Here we list all Magritte features, together with input and output streams that corresponding feature subgraphs will typically have.

WARNING: Feature subgraphs belonging to the same feature do not need to have a common signature. Instead, their crucial property is the fact that they serve a similar purpose. Therefore, the given inputs and outputs here are just a rule of thumb, concrete feature subgraphs may have different (mostly additional) input and output streams.
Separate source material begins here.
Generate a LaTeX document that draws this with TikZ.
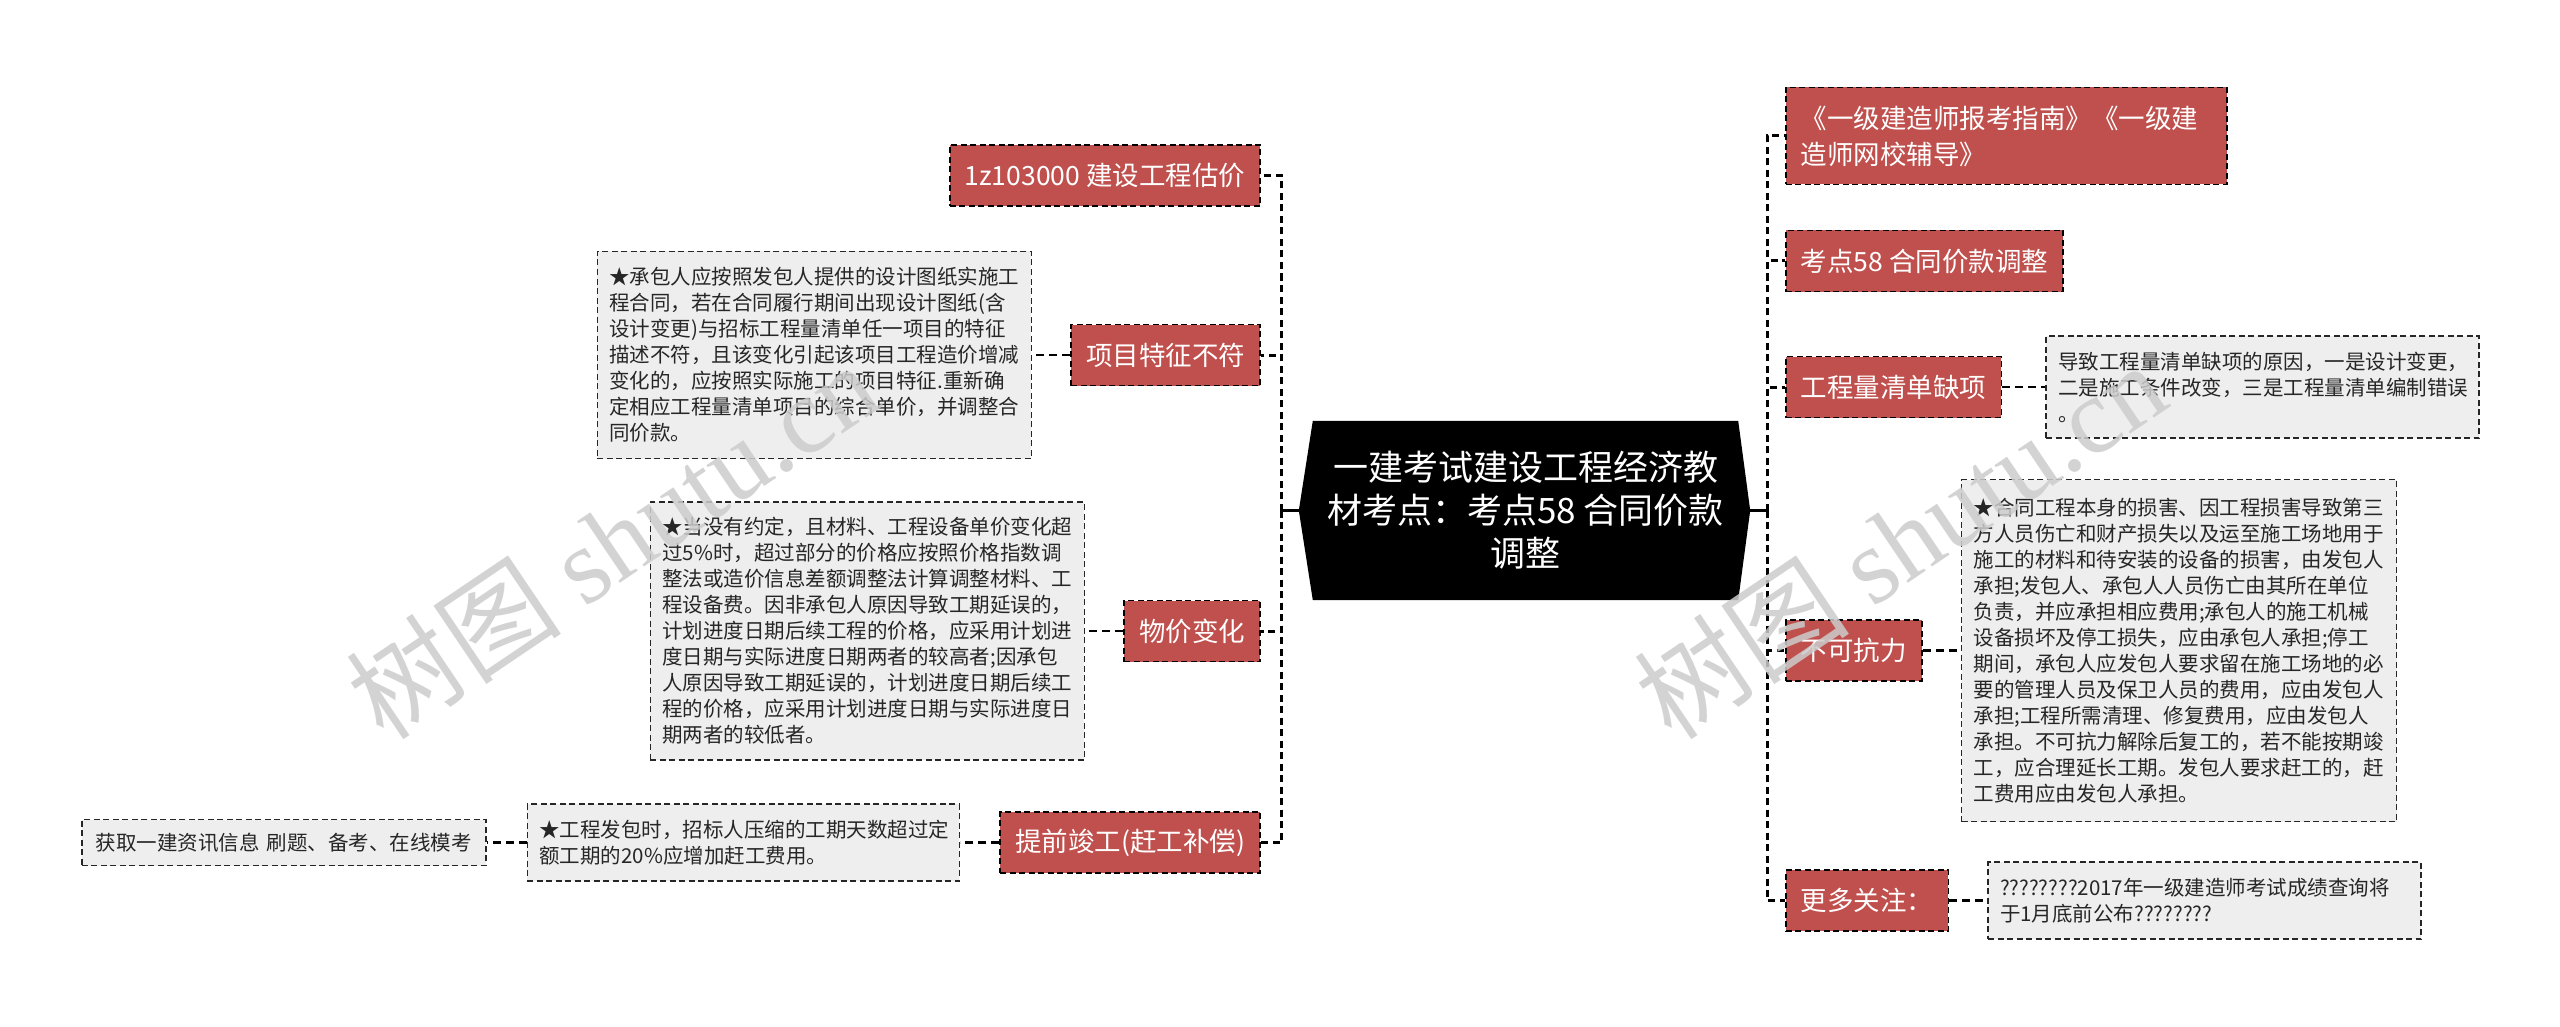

For example, most detection feature subgraphs only consume frames, but some variants may consume additional parameters to influence or optimize detections.

There’s an overview of all existing top-level and feature graphs.

Feature Description Graph input Graph output Examples
Detection Detect sensitive content in video frames Frame Detections Face detection in different variants; detection of other content (hands, persons, etc.)
Tracking Motion tracking Frame, detections Detections Box tracking, object tracking
Segmentation Detect sensitive regions in frames Frame Mask Hair segmentation
Detection to Mask Convert detected sensitive content into regions in frames by adding to input regions Detections (possibly multiple streams), mask Mask A graph that simply draws the location of a detection into a mask; A graph that consumes face detections and makes use of eye positions to create rotated ovals
Mask Redaction Redact sensitive regions in frames Mask Frame Pixelization, blurring
Detection Redaction Redact sensitive detected content in frames (mostly in a way where the type of the content matters and not only the region) (Input) frame, detections (Redacted) frame Stickers on faces

Summary: The Magritte library consists of MediaPipe graphs and calculators that can be grouped into Top-level Graphs, Feature Subgraphs that solve particular problems, Technical Subgraphs, and calculators that may appear anywhere in those graphs.
The graphs and calculators operate mostly on the data concepts frames, detections and masks.